Australia and New Zealand Banking Group (ASX: ANZ) was retaining capital by slowing and extending its buyback, holding dividends flat and issuing capital through the DRP and he assumed it would lift its tier one ratio by 25 bps.
“Our forecasts now have shares on issue increasing over time instead of declining as we remove additional buybacks and assume ongoing DRP activation (by ANZ),” Lead said.
Westpac Banking Corp’s (ASX: WBC) flat interim dividend may be a sign it had limited surplus capital and no more buybacks were forecast, he said.
KPMG said in its half year results analysis that the average tier 1 ratio of the four major banks was 12.1%, down 56 bps from the first half of the 2024 financial year and 27 basis points from the second half of the year.
Pwc said Australian banking capital ratios remained higher than global peers because they were first to implement the Basel 3.1 capital reforms, which are aimed at strengthening the regulation, supervision, and risk management of banks.

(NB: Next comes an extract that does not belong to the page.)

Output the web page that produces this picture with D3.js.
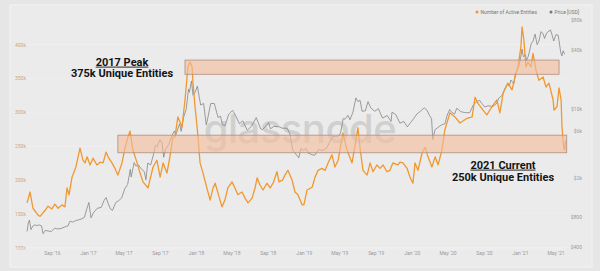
<!DOCTYPE html>
<html><head><meta charset="utf-8">
<script src="https://cdn.jsdelivr.net/npm/d3@7"></script>
<style>
html,body{margin:0;padding:0;background:#e4e4e4;}
svg{display:block;}
</style></head>
<body>
<svg id="c" width="600" height="271"></svg>
<script>
// ---------- DATA ----------
const entityDates = ["2016-06-09","2016-06-19","2016-06-29","2016-07-16","2016-07-23","2016-08-09","2016-08-19","2016-09-01","2016-09-11","2016-09-22","2016-10-05","2016-10-15","2016-10-22","2016-10-29","2016-11-08","2016-11-21","2016-12-05","2016-12-15","2016-12-22","2016-12-29","2017-01-08","2017-01-18","2017-01-31","2017-02-11","2017-02-21","2017-03-03","2017-03-10","2017-03-23","2017-04-02","2017-04-12","2017-04-26","2017-05-06","2017-05-16","2017-05-23","2017-06-02","2017-06-16","2017-06-26","2017-07-06","2017-07-23","2017-08-09","2017-08-22","2017-09-02","2017-09-12","2017-09-25","2017-10-05","2017-10-15","2017-10-22","2017-11-01","2017-11-15","2017-11-25","2017-12-05","2017-12-12","2017-12-19","2017-12-22","2017-12-29","2018-01-05","2018-01-08","2018-01-15","2018-01-25","2018-02-07","2018-02-18","2018-02-28","2018-03-07","2018-03-17","2018-03-30","2018-04-09","2018-04-19","2018-05-03","2018-05-13","2018-05-23","2018-06-06","2018-06-16","2018-06-26","2018-07-10","2018-07-20","2018-07-27","2018-08-06","2018-08-16","2018-08-29","2018-09-09","2018-09-19","2018-10-02","2018-10-09","2018-10-22","2018-10-29","2018-11-08","2018-11-22","2018-12-02","2018-12-12","2018-12-26","2019-01-01","2019-01-12","2019-01-29","2019-02-08","2019-02-18","2019-03-03","2019-03-14","2019-03-24","2019-04-06","2019-04-16","2019-04-27","2019-05-13","2019-05-27","2019-06-13","2019-06-23","2019-07-03","2019-07-10","2019-07-20","2019-08-03","2019-08-13","2019-08-23","2019-09-05","2019-09-16","2019-09-26","2019-10-09","2019-10-19","2019-10-29","2019-11-15","2019-11-22","2019-12-02","2019-12-16","2019-12-26","2020-01-05","2020-01-12","2020-01-22","2020-02-05","2020-02-15","2020-02-25","2020-03-09","2020-03-20","2020-03-30","2020-04-12","2020-04-22","2020-05-09","2020-05-26","2020-06-12","2020-07-06","2020-07-23","2020-08-02","2020-08-12","2020-08-29","2020-09-11","2020-09-28","2020-10-15","2020-10-25","2020-11-05","2020-11-21","2020-12-05","2020-12-15","2020-12-25","2021-01-04","2021-01-08","2021-01-14","2021-01-21","2021-01-28","2021-02-07","2021-02-14","2021-02-24","2021-03-06","2021-03-20","2021-03-30","2021-04-09","2021-04-23","2021-04-26","2021-05-06","2021-05-13","2021-05-20","2021-05-23","2021-05-29","2021-06-01","2021-06-04"];
const entityValues = [166,182,158,148,146,155,161,157,164,158,163,160,188,178,204,219,247,229,225,234,222,232,222,226,225,241,234,225,217,207,225,247,263,272,244,225,210,197,188,219,229,204,225,210,234,263,263,293,278,318,367,374,367,343,308,278,263,225,210,188,170,188,195,180,160,170,188,197,188,178,182,173,166,173,188,203,192,185,195,188,195,212,197,200,207,214,200,182,178,163,163,185,189,204,214,217,214,225,237,219,229,269,244,225,251,277,247,214,207,225,212,222,217,222,212,214,225,222,226,225,217,204,195,225,214,240,248,234,219,234,222,244,274,299,293,284,291,293,322,313,303,296,308,318,299,328,343,333,352,367,396,426,407,367,374,367,387,362,347,352,337,343,318,303,308,336,318,278,247,244,258];

const priceDates = ["2016-06-09","2016-06-13","2016-06-17","2016-06-22","2016-06-28","2016-07-05","2016-07-12","2016-07-20","2016-07-28","2016-08-02","2016-08-10","2016-08-20","2016-08-30","2016-09-10","2016-09-20","2016-10-01","2016-10-15","2016-10-25","2016-11-01","2016-11-10","2016-11-20","2016-12-01","2016-12-10","2016-12-20","2016-12-28","2017-01-04","2017-01-11","2017-01-20","2017-02-01","2017-02-15","2017-02-24","2017-03-03","2017-03-10","2017-03-18","2017-03-25","2017-04-05","2017-04-15","2017-04-25","2017-05-05","2017-05-15","2017-05-24","2017-05-27","2017-06-06","2017-06-12","2017-06-20","2017-06-30","2017-07-10","2017-07-16","2017-07-22","2017-08-01","2017-08-10","2017-08-17","2017-08-23","2017-09-01","2017-09-08","2017-09-14","2017-09-20","2017-10-01","2017-10-12","2017-10-20","2017-10-25","2017-11-07","2017-11-12","2017-11-20","2017-11-29","2017-12-07","2017-12-10","2017-12-17","2017-12-22","2017-12-28","2018-01-06","2018-01-12","2018-01-17","2018-01-27","2018-02-05","2018-02-10","2018-02-20","2018-03-04","2018-03-17","2018-03-25","2018-04-01","2018-04-10","2018-04-22","2018-05-05","2018-05-15","2018-05-28","2018-06-08","2018-06-24","2018-07-08","2018-07-24","2018-08-08","2018-08-14","2018-08-25","2018-09-04","2018-09-10","2018-09-22","2018-10-10","2018-10-20","2018-11-05","2018-11-15","2018-11-20","2018-11-25","2018-12-05","2018-12-15","2018-12-22","2018-12-30","2019-01-08","2019-01-15","2019-01-28","2019-02-07","2019-02-20","2019-03-05","2019-03-20","2019-04-02","2019-04-10","2019-04-25","2019-05-05","2019-05-14","2019-05-20","2019-05-30","2019-06-06","2019-06-16","2019-06-26","2019-07-03","2019-07-10","2019-07-17","2019-07-28","2019-08-06","2019-08-15","2019-08-29","2019-09-10","2019-09-24","2019-10-10","2019-10-23","2019-10-26","2019-11-08","2019-11-22","2019-12-05","2019-12-17","2019-12-28","2020-01-08","2020-01-18","2020-01-30","2020-02-12","2020-02-22","2020-03-01","2020-03-08","2020-03-12","2020-03-20","2020-04-01","2020-04-10","2020-04-22","2020-04-30","2020-05-08","2020-05-15","2020-05-25","2020-06-01","2020-06-15","2020-07-01","2020-07-15","2020-07-27","2020-08-05","2020-08-17","2020-08-25","2020-09-04","2020-09-15","2020-10-01","2020-10-15","2020-10-21","2020-11-01","2020-11-08","2020-11-18","2020-11-26","2020-12-01","2020-12-11","2020-12-17","2020-12-27","2021-01-03","2021-01-08","2021-01-12","2021-01-20","2021-01-22","2021-01-29","2021-02-08","2021-02-14","2021-02-21","2021-02-28","2021-03-06","2021-03-13","2021-03-20","2021-03-25","2021-04-01","2021-04-14","2021-04-20","2021-04-25","2021-05-03","2021-05-10","2021-05-13","2021-05-19","2021-05-23","2021-05-27","2021-06-01"];
const priceValues = [575,700,750,600,650,670,660,670,655,545,590,580,575,620,610,615,640,655,730,715,740,755,770,800,975,1130,790,895,985,1010,1180,1270,1110,970,940,1130,1180,1260,1550,1720,2450,2050,2870,2650,2720,2480,2330,1920,2830,2720,3420,4300,4150,4900,4600,3250,3900,4400,5400,5990,5500,7100,5950,8200,9900,16000,14800,19300,13800,14500,17100,13400,11000,11400,6900,8100,11400,11400,8200,8500,6900,6800,8900,9700,8600,7100,7600,6100,6700,8200,6300,6200,6700,7300,6300,6700,6600,6400,6400,5600,4500,3800,3500,3200,4000,3800,4000,3600,3450,3400,3900,3800,4050,4900,5300,5200,5700,8000,7900,8650,7800,9300,13000,11900,12300,9500,9600,11900,10300,9500,10100,8100,8600,7500,9300,8800,7200,7500,6600,7300,8050,8900,9500,10300,9700,8600,8000,4900,6200,6600,6900,7100,8700,9900,9300,8900,10200,9400,9200,9200,11000,11700,12300,11400,10500,10800,10600,11500,12900,13700,15500,17800,17100,19700,18000,22800,26500,33000,40600,34000,35500,30800,34300,46000,48800,57500,45000,48900,61000,58000,52000,59000,63500,56000,49000,57000,56000,49500,37000,34600,39000,36000];

const leftTicks = [100000,150000,200000,250000,300000,350000,400000];
const rightTicks = [400,800,2000,6000,10000,40000,80000];
const rightTickLabels = ["$400","$800","$2k","$6k","$10k","$40k","$80k"];
const xTickDates = ["2016-09-01","2017-01-01","2017-05-01","2017-09-01","2018-01-01","2018-05-01","2018-09-01","2019-01-01","2019-05-01","2019-09-01","2020-01-01","2020-05-01","2020-09-01","2021-01-01","2021-05-01"];
const seriesNames = ["Number of Active Entities","Price [USD]"];
// annotation bands: [startDate, endDate, lowEntities, highEntities]
const bandPeak = ["2017-11-25","2021-05-13",356000,377000];
const bandCurrent = ["2017-04-12","2021-06-08",240000,266000];
const noteTexts = [["2017 Peak","375k Unique Entities"],["2021 Current","250k Unique Entities"]];

// ---------- DRAW ----------
const parse = d3.utcParse("%Y-%m-%d");
const svg = d3.select("#c");
const orange = "#f0982f", grey = "#858585";

const x = d3.scaleUtc().domain([parse("2017-01-01"), parse("2021-01-01")]).range([88, 520]);
const yL = d3.scaleLinear().domain([100000, 400000]).range([247.5, 44.5]);
const yR = d3.scaleLog().domain([400, 80000]).range([247, 20]);

// frame
svg.append("rect").attr("x",0).attr("y",0).attr("width",600).attr("height",271).attr("fill","#e6e6e6");
svg.append("rect").attr("x",10).attr("y",5).attr("width",582).attr("height",262)
  .attr("fill","#ebebeb").attr("stroke","#f3f3f3").attr("stroke-width",1);

// gridlines
svg.append("g").selectAll("line").data(leftTicks).join("line")
  .attr("x1",14).attr("x2",566).attr("y1",d=>yL(d)).attr("y2",d=>yL(d))
  .attr("stroke","#f1f1f1").attr("stroke-width",0.7);

// watermark
svg.append("text").attr("x",300).attr("y",143).attr("text-anchor","middle")
  .attr("font-family","Inter, Roboto, sans-serif").attr("font-size",40).attr("font-weight",500)
  .attr("fill","#d0d0d0").attr("letter-spacing",-0.5).text("glassnode");

// price line
const priceData = priceDates.map((d,i)=>({date:parse(d), v:priceValues[i]}));
svg.append("path").datum(priceData)
  .attr("d", d3.line().x(d=>x(d.date)).y(d=>yR(d.v)).curve(d3.curveLinear))
  .attr("fill","none").attr("stroke",grey).attr("stroke-width",0.8);

// entities line
const entData = entityDates.map((d,i)=>({date:parse(d), v:entityValues[i]*1000}));
svg.append("path").datum(entData)
  .attr("d", d3.line().x(d=>x(d.date)).y(d=>yL(d.v)).curve(d3.curveLinear))
  .attr("fill","none").attr("stroke",orange).attr("stroke-width",1.3).attr("stroke-linejoin","round");

// bands (translucent, over the lines)
function band(b){
  svg.append("rect")
    .attr("x",x(parse(b[0]))).attr("width",x(parse(b[1]))-x(parse(b[0])))
    .attr("y",yL(b[3])).attr("height",yL(b[2])-yL(b[3]))
    .attr("fill","#f3bd9b").attr("fill-opacity",0.62)
    .attr("stroke","#b08c7c").attr("stroke-width",0.8);
}
band(bandPeak); band(bandCurrent);

// left axis
const axL = d3.axisLeft(yL).tickValues(leftTicks).tickSize(0).tickFormat(d=>d3.format("d")(d/1000)+"k");
const gL = svg.append("g").attr("transform","translate(15,0)").call(axL);
gL.select(".domain").remove();
gL.selectAll("text").attr("text-anchor","start").attr("x",0).attr("dy","0.32em")
  .attr("font-family","Roboto, sans-serif").attr("font-size",5).attr("fill","#cfa47c");

// right axis
const axR = d3.axisRight(yR).tickValues(rightTicks).tickSize(0).tickFormat((d,i)=>rightTickLabels[i]);
const gR = svg.append("g").attr("transform","translate(582,0)").call(axR);
gR.select(".domain").remove();
gR.selectAll("text").attr("text-anchor","end").attr("x",0).attr("dy","0.32em")
  .attr("font-family","Roboto, sans-serif").attr("font-size",5).attr("fill","#9a9a9a");

// bottom axis
const fmt = d3.utcFormat("%b '%y");
const axB = d3.axisBottom(x).tickValues(xTickDates.map(parse)).tickSize(0).tickFormat(fmt);
const gB = svg.append("g").attr("transform","translate(0,253)").call(axB);
gB.select(".domain").remove();
gB.selectAll("text").attr("dy","0.32em").attr("y",0)
  .attr("font-family","Roboto, sans-serif").attr("font-size",5).attr("fill","#9a9a9a");
svg.append("line").attr("x1",14).attr("x2",566).attr("y1",249).attr("y2",249)
  .attr("stroke","#f1f1f1").attr("stroke-width",0.7);

// legend
const leg = svg.append("g").attr("font-family","Roboto, sans-serif").attr("font-size",5).attr("fill","#777");
const legX = [477, 551];
[orange, "#777"].forEach((c,i)=>{
  leg.append("circle").attr("cx",legX[i]).attr("cy",12).attr("r",1.5).attr("fill",c);
  leg.append("text").attr("x",legX[i]+3.5).attr("y",13.7).text(seriesNames[i]);
});

// annotations
function note(lines, cx, y1, y2){
  const g = svg.append("g").attr("font-family","Roboto, sans-serif").attr("font-weight",700)
    .attr("font-size",11).attr("fill","#141414").attr("text-anchor","middle");
  const t1 = g.append("text").attr("x",cx).attr("y",y1).text(lines[0]);
  g.append("text").attr("x",cx).attr("y",y2).text(lines[1]);
  const w = t1.node().getComputedTextLength();
  g.append("line").attr("x1",cx-w/2).attr("x2",cx+w/2).attr("y1",y1+1.6).attr("y2",y1+1.6)
    .attr("stroke","#141414").attr("stroke-width",0.9);
}
note(noteTexts[0], 122, 65.5, 77);
note(noteTexts[1], 503, 168.5, 181);
</script>
</body></html>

“Strong levels of capital are crucial at a time when many prominent figures are suggesting a global recession could be on the horizon,” Pwc said in its analysis.
Costly investments
Lead said that although the 4% growth in ANZ’s costs compared with the second half of FY24 was a little under expectations, guidance implied 8% growth in the second half, partly driven by the second half skew in investment spending.
He said Westpac’s operating expenditure rose 3% in the first half from the previous six months and was expected to accelerate in the second half but it would deliver revenue growth and cost and productivity efficiencies, particularly from technology simplification.
KPMG said the four banks’ operating expenses increased by 6.2% compared with the first half of FY24 and 2.9% compared with the second half, mainly driven by personnel and technology expenses.
“The Majors cited accelerating digital transformation initiatives in response to customer demand for innovative banking solutions and an increased focus on gen AI (artificial intelligence) as key drivers,” the firm said.
PwC said the banks' first half operating expenses rose 4.2% and 2% respectively when the impact of acquisitions was excluded, mostly due to rising costs associated with technology and personnel.
It said the cost-to-income (CTI) ratio (excluding notables) had risen steadily since the first half of FY23 to 48.6% as the benefit of rising interest rates had been replaced with fierce competition, inflationary pressures and investments in technology.
By contrast to the Big Four, full year employment expenses were broadly flat at Macquarie Group, which is known as the ‘millionaires factory’ for the high salaries earned by some of its executives, due to a lower headcount.
But it is different to the Big Four banks with asset management, capital markets, commodities and global trading a major part of its business activities.